The issue in in Filarksy v. Delia, No. 10-1018, yesterday’s opinion in which the unanimous Supreme Court held that a private lawyer who was retained by a local government is entitled to assert qualified immunity, was whether the lawyer was prohibited from asserting the defense merely because he was not formally employed by the city.
The specific issue before the Court was whether Mr. Filarsky, a private lawyer retained by the City of Rialto, California to conduct a portion of the city’s internal investigation of a city employee, was entitled to claim the same qualified immunity that is generally available to government employees acting in good faith who are defendants in civil rights actions under 42 U.S.C. § 1983. The Ninth Circuit concluded he could not avail himself of that defense because he did not get a W-2 from Rialto. The Supreme Court unanimously reversed.
[Disclosure: along with my colleagues at the ABA Section of State and Local Government Law, I filed an amicus brief in the case on behalf of the American Bar Association supporting the lawyer’s claim to immunity.]
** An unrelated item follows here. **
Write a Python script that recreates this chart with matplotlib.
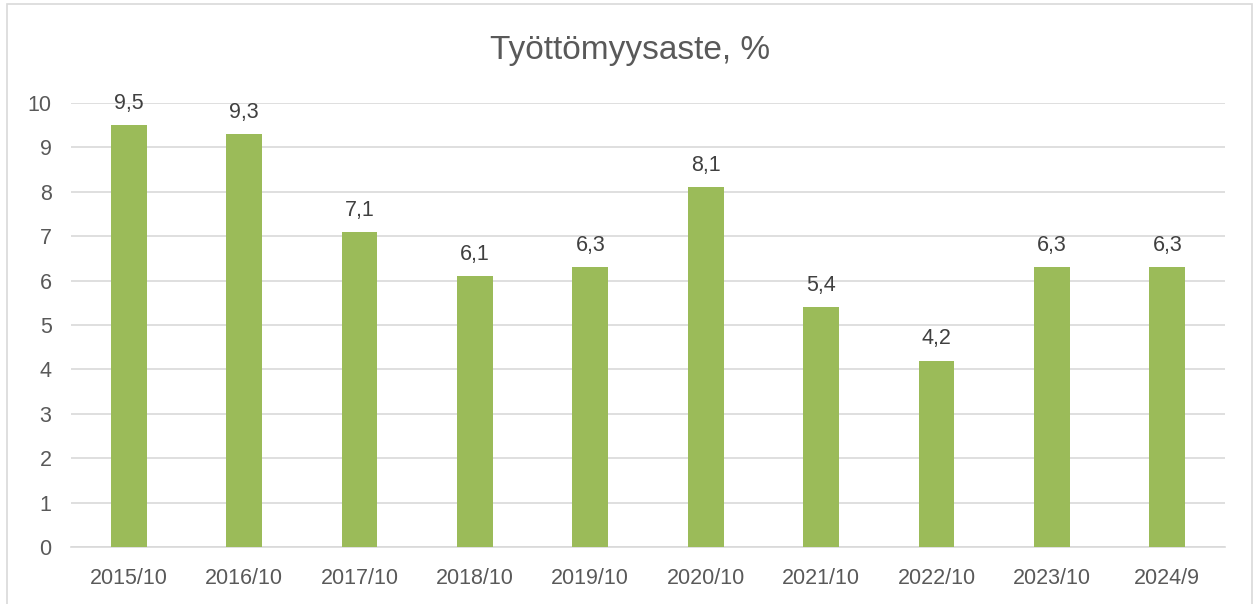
import matplotlib
matplotlib.use('Agg')
import matplotlib.pyplot as plt
from matplotlib.patches import Rectangle

categories = ['2015/10', '2016/10', '2017/10', '2018/10', '2019/10',
              '2020/10', '2021/10', '2022/10', '2023/10', '2024/9']
values = [9.5, 9.3, 7.1, 6.1, 6.3, 8.1, 5.4, 4.2, 6.3, 6.3]

C_BAR = '#9BBB59'
C_TEXT = '#595959'
C_GRID = '#D9D9D9'

plt.rcParams['font.family'] = ['Liberation Sans', 'DejaVu Sans']

fig = plt.figure(figsize=(12.55, 6.04), dpi=100)
ax = fig.add_axes([71 / 1255, 1 - 547 / 604, (1225 - 71) / 1255, (547 - 103) / 604])

x = range(len(categories))
ax.bar(x, values, width=0.31, color=C_BAR, zorder=3)
for xi, v in zip(x, values):
    ax.annotate(f'{v:.1f}'.replace('.', ','), (xi, v), xytext=(0, 8),
                textcoords='offset points', ha='center', va='bottom',
                fontsize=15.5, color='#404040')

ax.set_xlim(-0.5, len(categories) - 0.5)
ax.set_ylim(0, 10)
ax.set_yticks(range(0, 11))
ax.set_xticks(list(x))
ax.set_xticklabels(categories)
ax.tick_params(axis='both', length=0, labelsize=15.5, labelcolor=C_TEXT)
ax.tick_params(axis='x', pad=15)
ax.tick_params(axis='y', pad=14)
ax.yaxis.grid(True, color=C_GRID, lw=1.2, zorder=0)
for s in ['top', 'right', 'left']:
    ax.spines[s].set_visible(False)
ax.spines['bottom'].set_color(C_GRID)
ax.spines['bottom'].set_linewidth(1.2)

fig.text(0.502, 1 - 50 / 604, 'Työttömyysaste, %', ha='center', va='center',
         fontsize=24, color=C_TEXT)

fig.patches.append(Rectangle((7 / 1255, -0.01), 1245 / 1255, 1 - 4 / 604 + 0.01,
                             transform=fig.transFigure, fill=False,
                             edgecolor=C_GRID, lw=1.2))

fig.savefig('out.png', dpi=100)
plt.close(fig)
Here are some takeaway thoughts:
- In § 1983 immunities, it’s all about the common law. The second sentence in CJ Roberts’ opinion discusses the common law “protection from liability” when carrying out the work of government, and the opinion mentions the term no less than 17 times in its 16 pages. When asserting an extension of immunity, you gotta know your history.
- This is a classic Chief Justice Roberts’ opinion: a touch of nostalgia for a simpler time (“It was not unusual, for example, to see the owner of the local general store step behind a window in his shop to don his postman’s hat.”); a little Abe Lincoln (see p. 7), a little historic trivia (did you know that U.S. Attorney General was a part-time position until 1853? Ah, if only that were true today, AG Holder could set up a nice little side practice.).
- One for the legal writing mavens: “Because government employees will often be protected from suit by some form of immunity, those working alongside them could be left holding the bag—facing full liability for actions taken in conjunction with government employees who enjoy immunity for the same activity. Under such circumstances, any private individual with a choice might think twice before accepting a government assignment.” p. 12 (emphasis added).
- Appellate remedies matter. The unanimous opinion “reverses” the Ninth Circuit’s judgment which denied Filarksy’s assertion of qualified immunity. By reversing, the Supreme Court seems to be saying “game over,” since it did not say “reversed and remanded.” But we’re not to clear what, if anything, happens next, since Justice Ginsburg’s concurring opinion seems to account for further proceedings and what issues “may be pursued on remand.” Specifically, she suggested that there are questions about whether Filarksy’s conduct violated a “clearly established” right, which, if it did, would overcome his claim of qualified immunity. So is the case over, or is it going back to the Ninth Circuit for that determination?
- This opinion is not limited to attorneys retained by governments, but by others who might work with or for governments without formally being employees. So if the sheriff in your town rounds up a posse, you might be immune also.
Even if the issue of qualified immunity doesn’t float your boat, check out the short and interesting opinion.